Judge Miller said his admission vindicated his victims and spared them the trauma of giving evidence in court.

Prior to sending, Crown prosecutor Laura Ivers revealed all the abuse occurred in Downpatrick - mainly in the chldren’s grandmother’s home. The defendant began abusing the oldest sibling, who the court heard “spent a lot of time with her grandmother.”

The girl was sexually assaulted by the defendant both in her grandmother’s house, and in the man’s place of work, from the ages of six to ten. Ms Ivers said this victim was targetted “never every time she visited ... and he had the opportunity.”

Her younger sister was abused from the ages of six to eight. Many of his abuse occurred when he was babysitting for his partner. The prosecutor said these incidents occurred “every time he had the opportunity.”

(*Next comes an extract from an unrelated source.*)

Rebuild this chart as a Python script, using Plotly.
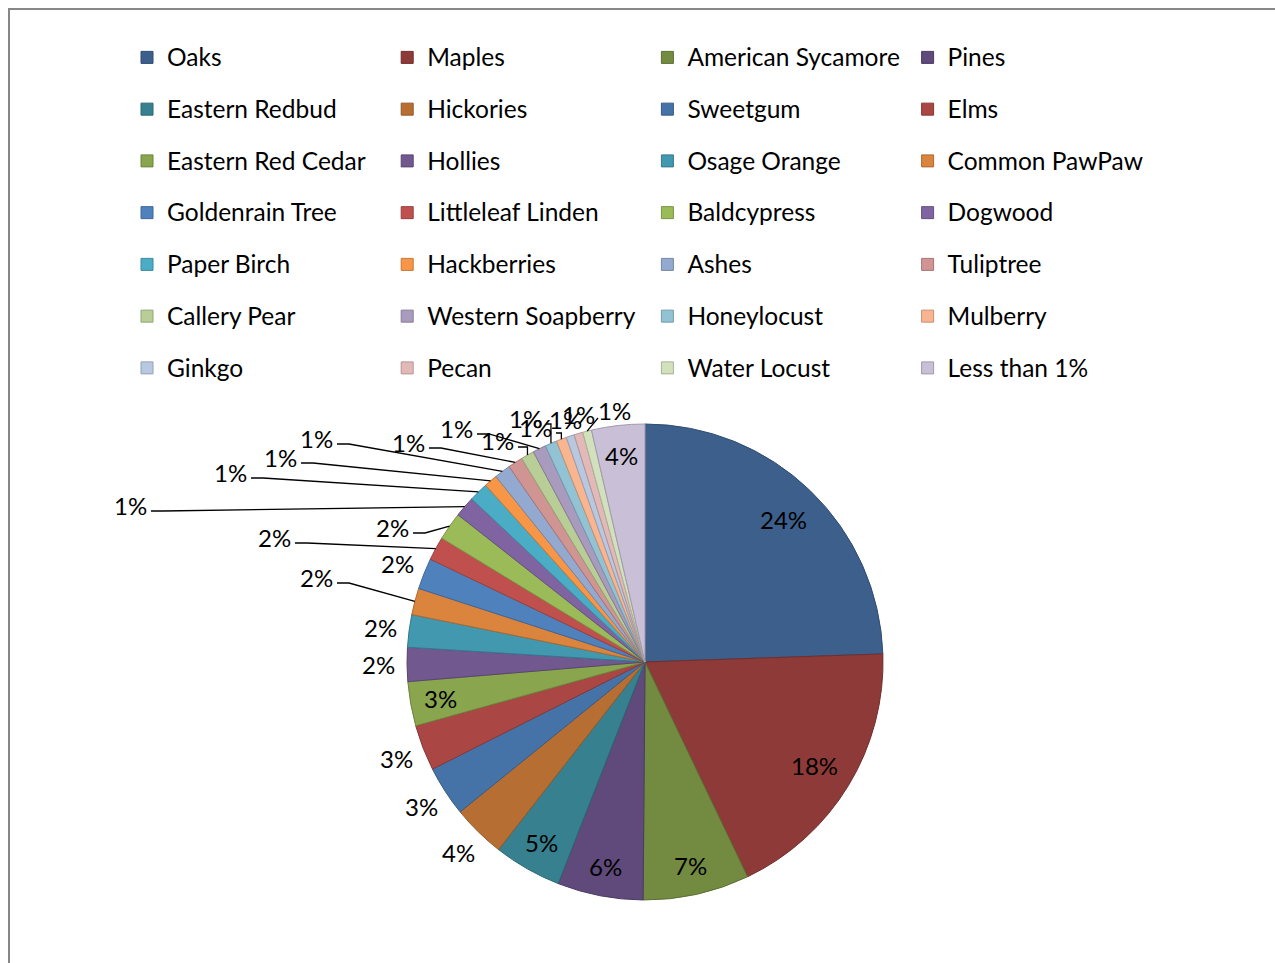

Also abused was their brother, who regarded the defendant as a father figure. He was abused once by his granny’s partner when he was aged around six or seven, who told him what occurred was a “wee secret” between them.

The alarm was initially raised in 2005, when the male victim alerted his mother to the defendant’s behaviour towards his sister. A confrontation ensued, leading to the defendant leaving his partner’s home.

No official complainant was made at that time, however each of the siblings subsequently revealed what happened to them. Two of the siblings went to police in March 2011, with the third making a complaint two years later.

When the defendant was arrested and questioned, he initially denied claims made by the two sisters and brother. However, he has since pleaded guilty to six counts of indecent assault.

Ms Ivers concluded by telling the court that all three victims have been affected by what happened to them in their childhoods, but that all three are now “trying to move on with their lives.”

Defence barrister Ken McMahon QC told Judge Miller that his client came before the court at the age of 72 with an otherwise completely clear criminal record.

Mr McMahon also said the admissions of guilt were “significant.”

Passing sentence, Judge Miller said that a majority of the abuse occurred in a place where the children should have felt safe. Pointing out the breach of trust, the Judge that while all the siblings “may put on a brave face,” he was in no doubt that what happened to them will continue to impact on their lives “for years to come.”